Short task => Your task is to quote, unchanged, only the lines from the one with "Rebuild this chart" through the one with "SPARSE_STEP = 50", both ends included.

Source records:
══════════

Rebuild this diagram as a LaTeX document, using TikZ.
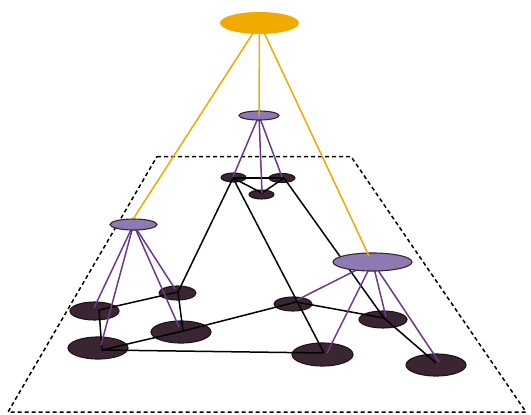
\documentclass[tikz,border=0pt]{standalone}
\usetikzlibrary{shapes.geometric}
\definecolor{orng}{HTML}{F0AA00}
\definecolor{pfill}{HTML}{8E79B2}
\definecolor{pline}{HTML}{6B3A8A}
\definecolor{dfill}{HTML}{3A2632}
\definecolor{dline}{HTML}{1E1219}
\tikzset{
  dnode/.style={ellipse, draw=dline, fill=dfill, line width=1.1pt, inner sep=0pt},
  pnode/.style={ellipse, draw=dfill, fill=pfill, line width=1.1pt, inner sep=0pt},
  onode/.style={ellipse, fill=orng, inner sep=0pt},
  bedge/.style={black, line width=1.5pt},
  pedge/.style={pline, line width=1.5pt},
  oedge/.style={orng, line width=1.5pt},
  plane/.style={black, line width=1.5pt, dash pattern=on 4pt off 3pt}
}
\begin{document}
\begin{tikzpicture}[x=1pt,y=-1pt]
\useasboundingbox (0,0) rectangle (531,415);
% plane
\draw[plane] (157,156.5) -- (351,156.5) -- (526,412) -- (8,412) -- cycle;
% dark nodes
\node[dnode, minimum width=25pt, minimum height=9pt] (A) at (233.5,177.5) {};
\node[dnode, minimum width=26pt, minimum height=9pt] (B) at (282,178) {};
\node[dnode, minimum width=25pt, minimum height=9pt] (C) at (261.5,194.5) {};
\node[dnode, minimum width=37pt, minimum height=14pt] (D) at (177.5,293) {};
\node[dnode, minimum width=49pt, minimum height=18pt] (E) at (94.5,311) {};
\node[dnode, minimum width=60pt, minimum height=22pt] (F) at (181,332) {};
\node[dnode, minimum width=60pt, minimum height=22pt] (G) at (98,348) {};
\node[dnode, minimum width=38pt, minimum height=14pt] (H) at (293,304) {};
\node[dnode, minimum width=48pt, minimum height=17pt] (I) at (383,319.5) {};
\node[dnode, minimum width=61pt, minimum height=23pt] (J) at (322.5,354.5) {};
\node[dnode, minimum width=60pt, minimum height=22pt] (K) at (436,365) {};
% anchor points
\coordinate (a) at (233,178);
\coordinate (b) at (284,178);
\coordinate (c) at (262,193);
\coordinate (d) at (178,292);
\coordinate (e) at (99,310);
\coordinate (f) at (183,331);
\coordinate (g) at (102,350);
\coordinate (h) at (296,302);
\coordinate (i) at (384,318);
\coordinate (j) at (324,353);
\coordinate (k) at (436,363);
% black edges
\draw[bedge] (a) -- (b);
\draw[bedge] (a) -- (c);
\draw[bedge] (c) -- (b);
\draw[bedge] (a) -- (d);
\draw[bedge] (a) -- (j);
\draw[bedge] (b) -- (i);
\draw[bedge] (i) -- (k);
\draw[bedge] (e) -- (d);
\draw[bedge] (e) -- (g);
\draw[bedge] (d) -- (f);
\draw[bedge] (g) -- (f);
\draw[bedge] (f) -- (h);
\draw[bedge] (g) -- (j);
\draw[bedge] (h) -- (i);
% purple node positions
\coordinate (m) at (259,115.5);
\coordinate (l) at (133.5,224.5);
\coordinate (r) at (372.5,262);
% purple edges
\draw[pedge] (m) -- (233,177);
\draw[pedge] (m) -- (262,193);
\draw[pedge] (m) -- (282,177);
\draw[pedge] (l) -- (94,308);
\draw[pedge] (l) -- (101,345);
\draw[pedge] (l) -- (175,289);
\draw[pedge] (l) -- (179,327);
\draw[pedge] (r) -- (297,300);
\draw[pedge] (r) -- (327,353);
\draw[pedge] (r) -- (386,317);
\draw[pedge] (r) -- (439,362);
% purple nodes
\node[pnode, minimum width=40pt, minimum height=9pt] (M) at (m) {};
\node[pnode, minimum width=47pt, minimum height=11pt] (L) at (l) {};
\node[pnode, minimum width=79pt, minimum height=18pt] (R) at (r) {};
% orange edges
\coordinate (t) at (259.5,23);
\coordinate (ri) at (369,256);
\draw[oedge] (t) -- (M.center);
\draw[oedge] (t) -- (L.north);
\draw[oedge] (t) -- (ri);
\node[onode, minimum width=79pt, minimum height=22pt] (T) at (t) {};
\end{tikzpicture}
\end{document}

══════════

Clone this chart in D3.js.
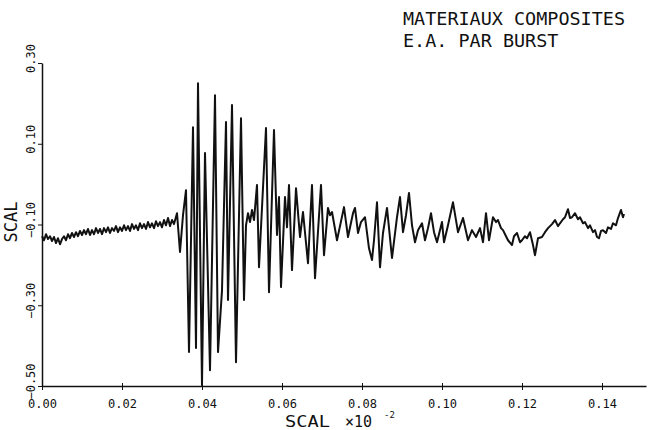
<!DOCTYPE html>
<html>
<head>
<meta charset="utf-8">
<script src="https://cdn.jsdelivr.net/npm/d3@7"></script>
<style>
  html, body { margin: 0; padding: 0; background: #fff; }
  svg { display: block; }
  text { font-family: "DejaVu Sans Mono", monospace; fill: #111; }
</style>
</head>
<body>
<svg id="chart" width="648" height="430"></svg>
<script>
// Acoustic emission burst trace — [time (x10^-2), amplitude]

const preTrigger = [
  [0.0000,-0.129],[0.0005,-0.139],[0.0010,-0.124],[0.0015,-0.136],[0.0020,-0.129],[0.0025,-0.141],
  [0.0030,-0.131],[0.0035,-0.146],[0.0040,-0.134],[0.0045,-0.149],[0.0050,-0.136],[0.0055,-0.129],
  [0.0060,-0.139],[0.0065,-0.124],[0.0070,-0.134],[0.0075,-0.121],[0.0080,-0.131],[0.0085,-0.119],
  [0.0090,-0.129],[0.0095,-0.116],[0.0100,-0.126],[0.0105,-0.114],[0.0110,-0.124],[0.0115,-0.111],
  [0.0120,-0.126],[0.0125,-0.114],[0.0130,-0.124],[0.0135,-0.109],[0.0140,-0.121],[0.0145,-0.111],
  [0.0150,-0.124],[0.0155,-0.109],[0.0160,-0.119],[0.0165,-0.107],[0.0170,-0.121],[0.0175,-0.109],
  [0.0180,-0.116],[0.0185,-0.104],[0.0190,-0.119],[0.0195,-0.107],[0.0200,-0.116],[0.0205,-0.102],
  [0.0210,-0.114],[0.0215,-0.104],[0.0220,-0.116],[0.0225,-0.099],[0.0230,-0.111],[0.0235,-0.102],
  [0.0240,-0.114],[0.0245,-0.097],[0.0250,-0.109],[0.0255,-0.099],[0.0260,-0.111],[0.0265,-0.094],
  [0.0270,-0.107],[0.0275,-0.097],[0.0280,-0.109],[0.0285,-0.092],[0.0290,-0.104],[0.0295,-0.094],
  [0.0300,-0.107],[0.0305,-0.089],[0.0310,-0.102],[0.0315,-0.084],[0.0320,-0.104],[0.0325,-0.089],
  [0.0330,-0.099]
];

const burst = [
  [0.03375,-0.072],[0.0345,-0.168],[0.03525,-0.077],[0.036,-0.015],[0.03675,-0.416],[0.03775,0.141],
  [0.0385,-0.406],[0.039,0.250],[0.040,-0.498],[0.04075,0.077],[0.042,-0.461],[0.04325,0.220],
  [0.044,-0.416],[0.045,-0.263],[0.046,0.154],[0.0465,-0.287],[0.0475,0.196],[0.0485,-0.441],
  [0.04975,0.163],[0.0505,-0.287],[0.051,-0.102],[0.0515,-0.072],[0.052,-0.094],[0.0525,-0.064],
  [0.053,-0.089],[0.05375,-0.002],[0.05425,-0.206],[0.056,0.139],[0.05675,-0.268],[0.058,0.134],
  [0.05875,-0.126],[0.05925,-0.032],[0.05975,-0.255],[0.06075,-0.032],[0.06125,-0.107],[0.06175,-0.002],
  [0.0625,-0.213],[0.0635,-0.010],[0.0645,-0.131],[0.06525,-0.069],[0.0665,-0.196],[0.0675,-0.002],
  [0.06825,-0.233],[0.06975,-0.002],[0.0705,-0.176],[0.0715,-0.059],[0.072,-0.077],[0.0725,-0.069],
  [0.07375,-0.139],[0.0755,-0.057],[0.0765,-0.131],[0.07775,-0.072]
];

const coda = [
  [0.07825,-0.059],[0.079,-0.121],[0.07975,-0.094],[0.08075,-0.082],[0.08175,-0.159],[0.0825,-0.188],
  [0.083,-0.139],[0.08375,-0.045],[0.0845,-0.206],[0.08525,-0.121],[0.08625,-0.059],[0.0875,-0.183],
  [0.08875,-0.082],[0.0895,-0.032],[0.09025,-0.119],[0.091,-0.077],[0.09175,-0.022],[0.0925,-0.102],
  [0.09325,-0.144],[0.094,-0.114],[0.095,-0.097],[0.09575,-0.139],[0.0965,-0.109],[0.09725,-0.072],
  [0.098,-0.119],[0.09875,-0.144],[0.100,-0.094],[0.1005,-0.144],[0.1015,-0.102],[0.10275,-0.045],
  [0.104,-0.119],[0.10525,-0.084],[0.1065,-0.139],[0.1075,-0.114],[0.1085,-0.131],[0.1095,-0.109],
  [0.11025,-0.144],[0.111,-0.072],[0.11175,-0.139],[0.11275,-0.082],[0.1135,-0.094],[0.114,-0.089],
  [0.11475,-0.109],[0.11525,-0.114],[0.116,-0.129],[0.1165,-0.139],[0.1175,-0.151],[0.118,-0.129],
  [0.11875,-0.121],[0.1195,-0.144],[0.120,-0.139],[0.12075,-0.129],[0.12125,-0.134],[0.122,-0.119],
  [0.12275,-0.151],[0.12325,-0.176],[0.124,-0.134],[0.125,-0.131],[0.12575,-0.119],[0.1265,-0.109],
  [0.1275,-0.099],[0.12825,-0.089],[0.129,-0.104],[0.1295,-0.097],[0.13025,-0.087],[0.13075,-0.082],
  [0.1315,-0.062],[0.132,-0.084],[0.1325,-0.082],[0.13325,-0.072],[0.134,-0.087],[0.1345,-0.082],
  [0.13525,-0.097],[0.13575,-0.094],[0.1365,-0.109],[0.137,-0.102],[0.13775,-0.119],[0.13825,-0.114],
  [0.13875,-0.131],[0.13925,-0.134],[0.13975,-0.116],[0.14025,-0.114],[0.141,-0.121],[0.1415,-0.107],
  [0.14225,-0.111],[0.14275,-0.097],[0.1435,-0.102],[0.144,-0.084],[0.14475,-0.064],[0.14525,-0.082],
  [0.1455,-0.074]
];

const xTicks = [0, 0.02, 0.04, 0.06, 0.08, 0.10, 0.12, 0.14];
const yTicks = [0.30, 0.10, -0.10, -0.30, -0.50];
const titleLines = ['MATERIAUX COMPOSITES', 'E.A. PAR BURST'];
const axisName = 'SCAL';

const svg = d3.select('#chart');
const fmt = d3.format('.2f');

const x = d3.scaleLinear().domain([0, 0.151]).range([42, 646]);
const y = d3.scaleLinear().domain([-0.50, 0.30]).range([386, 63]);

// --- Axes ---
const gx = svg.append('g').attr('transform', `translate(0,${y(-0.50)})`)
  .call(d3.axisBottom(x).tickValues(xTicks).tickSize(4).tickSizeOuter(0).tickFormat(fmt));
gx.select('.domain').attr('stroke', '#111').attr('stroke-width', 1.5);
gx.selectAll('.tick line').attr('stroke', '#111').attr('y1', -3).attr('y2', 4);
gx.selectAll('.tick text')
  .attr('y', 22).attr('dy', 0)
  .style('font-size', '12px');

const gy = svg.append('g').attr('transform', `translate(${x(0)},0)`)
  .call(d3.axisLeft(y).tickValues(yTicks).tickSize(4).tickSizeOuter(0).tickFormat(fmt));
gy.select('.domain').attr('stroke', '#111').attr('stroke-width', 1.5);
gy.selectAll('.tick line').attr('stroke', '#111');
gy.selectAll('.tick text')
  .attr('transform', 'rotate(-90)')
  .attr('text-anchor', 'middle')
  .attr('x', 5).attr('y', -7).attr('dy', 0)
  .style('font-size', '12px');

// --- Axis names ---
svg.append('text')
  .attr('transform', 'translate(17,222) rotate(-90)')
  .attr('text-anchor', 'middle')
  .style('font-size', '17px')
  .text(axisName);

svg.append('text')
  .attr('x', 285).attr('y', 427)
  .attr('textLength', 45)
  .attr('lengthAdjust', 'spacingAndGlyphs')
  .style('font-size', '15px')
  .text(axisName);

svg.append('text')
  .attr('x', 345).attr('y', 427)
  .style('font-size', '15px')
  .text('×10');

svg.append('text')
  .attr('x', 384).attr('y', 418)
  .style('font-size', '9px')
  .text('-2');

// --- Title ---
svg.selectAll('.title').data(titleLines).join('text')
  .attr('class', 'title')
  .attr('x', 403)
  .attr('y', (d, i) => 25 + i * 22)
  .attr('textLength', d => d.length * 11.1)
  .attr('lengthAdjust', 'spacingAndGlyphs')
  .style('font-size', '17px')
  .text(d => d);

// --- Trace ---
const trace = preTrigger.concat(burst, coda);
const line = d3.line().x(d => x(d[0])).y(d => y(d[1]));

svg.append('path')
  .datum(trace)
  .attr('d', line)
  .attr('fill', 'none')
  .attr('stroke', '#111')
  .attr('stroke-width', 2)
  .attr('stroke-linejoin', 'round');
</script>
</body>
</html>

══════════

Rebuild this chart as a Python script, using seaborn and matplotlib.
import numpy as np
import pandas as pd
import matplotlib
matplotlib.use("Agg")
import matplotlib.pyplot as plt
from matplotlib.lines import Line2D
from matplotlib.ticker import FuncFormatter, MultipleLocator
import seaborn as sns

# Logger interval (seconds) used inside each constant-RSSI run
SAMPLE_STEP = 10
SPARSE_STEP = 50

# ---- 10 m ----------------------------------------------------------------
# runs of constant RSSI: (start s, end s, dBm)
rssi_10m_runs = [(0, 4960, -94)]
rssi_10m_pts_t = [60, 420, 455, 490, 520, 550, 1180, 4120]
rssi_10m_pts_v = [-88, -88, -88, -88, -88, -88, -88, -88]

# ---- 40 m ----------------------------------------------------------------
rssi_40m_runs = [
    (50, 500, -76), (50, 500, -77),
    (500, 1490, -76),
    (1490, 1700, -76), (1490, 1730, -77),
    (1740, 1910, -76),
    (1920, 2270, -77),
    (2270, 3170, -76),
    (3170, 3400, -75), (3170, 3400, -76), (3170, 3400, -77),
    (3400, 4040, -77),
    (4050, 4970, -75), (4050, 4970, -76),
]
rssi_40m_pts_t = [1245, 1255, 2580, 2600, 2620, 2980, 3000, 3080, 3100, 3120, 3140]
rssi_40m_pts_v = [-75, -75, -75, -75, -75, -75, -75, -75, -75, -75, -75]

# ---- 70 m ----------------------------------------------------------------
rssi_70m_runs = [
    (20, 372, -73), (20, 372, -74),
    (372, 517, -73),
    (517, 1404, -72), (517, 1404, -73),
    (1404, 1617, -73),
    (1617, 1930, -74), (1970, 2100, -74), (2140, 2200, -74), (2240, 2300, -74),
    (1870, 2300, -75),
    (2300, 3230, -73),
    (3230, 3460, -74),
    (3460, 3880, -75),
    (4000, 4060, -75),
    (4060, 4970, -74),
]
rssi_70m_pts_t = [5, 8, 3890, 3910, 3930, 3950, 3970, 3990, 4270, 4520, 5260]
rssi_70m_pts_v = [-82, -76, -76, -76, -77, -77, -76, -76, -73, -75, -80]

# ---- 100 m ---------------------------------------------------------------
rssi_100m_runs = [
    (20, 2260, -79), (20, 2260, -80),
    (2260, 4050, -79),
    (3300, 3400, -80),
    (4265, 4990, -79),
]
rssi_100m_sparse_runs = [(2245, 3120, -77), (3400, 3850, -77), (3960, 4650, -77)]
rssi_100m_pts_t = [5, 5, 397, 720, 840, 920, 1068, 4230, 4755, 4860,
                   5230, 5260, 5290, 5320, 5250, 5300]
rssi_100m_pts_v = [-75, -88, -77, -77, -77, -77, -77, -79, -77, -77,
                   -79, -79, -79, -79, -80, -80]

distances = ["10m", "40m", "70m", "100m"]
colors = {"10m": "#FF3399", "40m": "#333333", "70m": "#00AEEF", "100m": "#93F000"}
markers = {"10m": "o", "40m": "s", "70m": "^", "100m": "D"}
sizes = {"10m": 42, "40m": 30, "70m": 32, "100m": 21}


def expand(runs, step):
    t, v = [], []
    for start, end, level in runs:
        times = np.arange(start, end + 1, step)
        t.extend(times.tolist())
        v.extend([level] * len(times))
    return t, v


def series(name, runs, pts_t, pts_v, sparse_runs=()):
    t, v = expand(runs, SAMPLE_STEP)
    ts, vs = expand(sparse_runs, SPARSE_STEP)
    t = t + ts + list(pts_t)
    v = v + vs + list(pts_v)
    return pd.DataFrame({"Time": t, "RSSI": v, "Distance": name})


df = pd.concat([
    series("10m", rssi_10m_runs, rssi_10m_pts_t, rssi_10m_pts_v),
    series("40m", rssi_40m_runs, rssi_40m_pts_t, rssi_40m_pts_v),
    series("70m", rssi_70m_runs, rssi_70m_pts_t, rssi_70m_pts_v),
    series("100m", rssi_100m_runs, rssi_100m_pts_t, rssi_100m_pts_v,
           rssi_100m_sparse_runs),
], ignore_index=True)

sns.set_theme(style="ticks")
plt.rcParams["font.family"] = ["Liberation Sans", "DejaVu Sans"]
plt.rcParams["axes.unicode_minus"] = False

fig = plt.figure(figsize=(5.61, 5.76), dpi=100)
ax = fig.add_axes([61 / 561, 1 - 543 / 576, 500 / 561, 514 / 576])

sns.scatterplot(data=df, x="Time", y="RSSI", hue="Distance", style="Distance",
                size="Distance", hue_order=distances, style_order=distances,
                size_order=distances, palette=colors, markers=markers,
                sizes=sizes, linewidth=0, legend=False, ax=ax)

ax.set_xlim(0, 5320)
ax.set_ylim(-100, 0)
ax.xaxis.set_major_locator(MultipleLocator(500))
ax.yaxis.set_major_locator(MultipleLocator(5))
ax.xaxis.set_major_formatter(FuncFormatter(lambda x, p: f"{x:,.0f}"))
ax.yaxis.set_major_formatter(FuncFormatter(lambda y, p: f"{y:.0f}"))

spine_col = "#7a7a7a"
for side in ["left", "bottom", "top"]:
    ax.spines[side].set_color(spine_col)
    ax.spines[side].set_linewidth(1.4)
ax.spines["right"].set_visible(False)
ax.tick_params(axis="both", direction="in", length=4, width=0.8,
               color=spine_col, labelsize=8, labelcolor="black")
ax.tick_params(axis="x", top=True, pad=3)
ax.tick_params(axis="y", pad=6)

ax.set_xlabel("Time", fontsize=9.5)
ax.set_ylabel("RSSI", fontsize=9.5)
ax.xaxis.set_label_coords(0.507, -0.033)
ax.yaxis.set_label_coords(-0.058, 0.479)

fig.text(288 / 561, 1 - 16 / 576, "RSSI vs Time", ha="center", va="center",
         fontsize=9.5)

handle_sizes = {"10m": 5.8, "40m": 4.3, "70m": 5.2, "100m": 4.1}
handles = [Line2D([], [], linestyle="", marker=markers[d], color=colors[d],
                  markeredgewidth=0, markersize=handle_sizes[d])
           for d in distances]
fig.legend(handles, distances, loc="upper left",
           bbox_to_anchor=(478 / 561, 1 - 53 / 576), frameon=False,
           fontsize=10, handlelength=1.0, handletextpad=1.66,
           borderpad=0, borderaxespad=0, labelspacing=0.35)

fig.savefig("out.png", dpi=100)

══════════

Task solution =>
Rebuild this chart as a Python script, using seaborn and matplotlib.
import numpy as np
import pandas as pd
import matplotlib
matplotlib.use("Agg")
import matplotlib.pyplot as plt
from matplotlib.lines import Line2D
from matplotlib.ticker import FuncFormatter, MultipleLocator
import seaborn as sns

# Logger interval (seconds) used inside each constant-RSSI run
SAMPLE_STEP = 10
SPARSE_STEP = 50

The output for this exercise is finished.